Azeris say the cathedral and other sites were not purposely targeted. They have also accused Armenians of vandalizing Muslim graveyards and defiling a mosque.

Heritage sites

Earlier this month, dozens of academics, drawn from the United States and European countries, issued an open letter warning of the dangers posed to Armenian cultural heritage in Nagorno-Karabakh. They noted that between 1997 and 2006, more than 89 medieval churches, 5,840 khachkars, and 22,000 tombstones were destroyed by Azeris in Nakhchivan, an Azerbaijani enclave bordering Iran. They raised fears about the future of Dadivank and other important sites.

"Is the monastery of Gandzasar, a crown jewel of 13th-century Armenian architecture, fated to similar oblivion? What about the fourth-century Amaras Monastery, the location of the first school to use the Armenian script and the burial place of Saint Grigoris, grandson of the patron saint and evangelizer of Armenia, Gregory the Illuminator? Grigoris' fifth-century tomb is one of the earliest Armenian Christian funerary structures surviving," they warned.

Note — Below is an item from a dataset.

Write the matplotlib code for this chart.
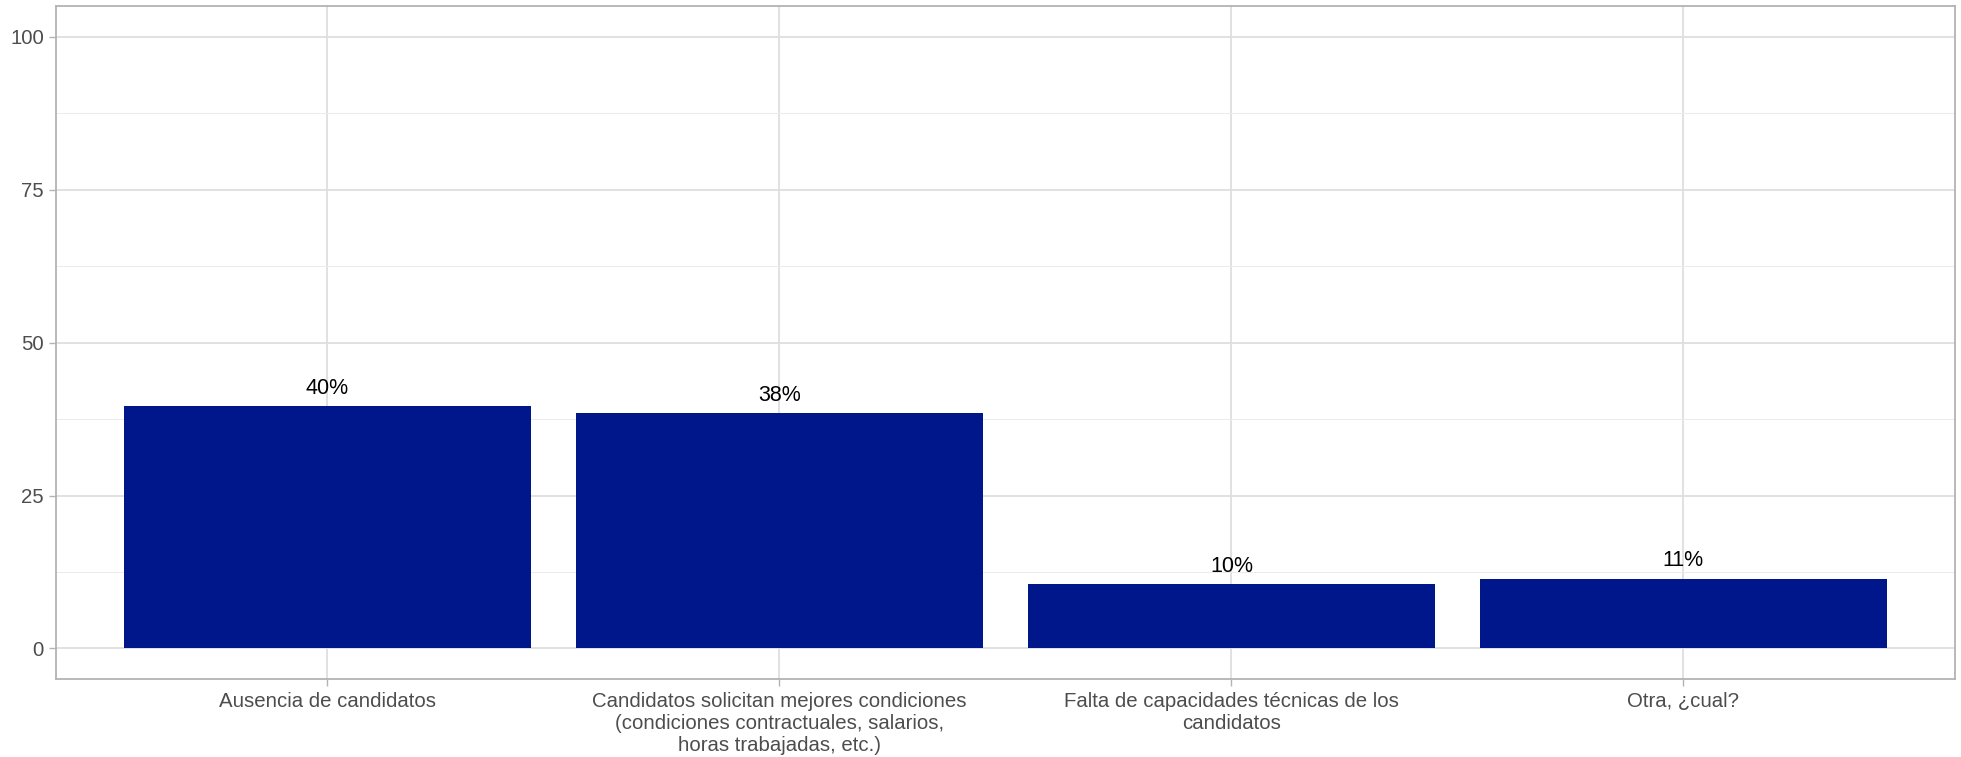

They added, "These are only a few examples of the thousands of sites across Artsakh that are now vulnerable to destruction. Once they are gone, it will be too late."

New York's Metropolitan Museum of Art has joined the international appeal for Armenian monuments and churches in Nagorno-Karabakh to be preserved. The museum has raised special concern for a major archeological site at Tigranakert, a ruined Armenian town dating to the Hellenistic period and named in honor of Armenian king Tigranes the Great.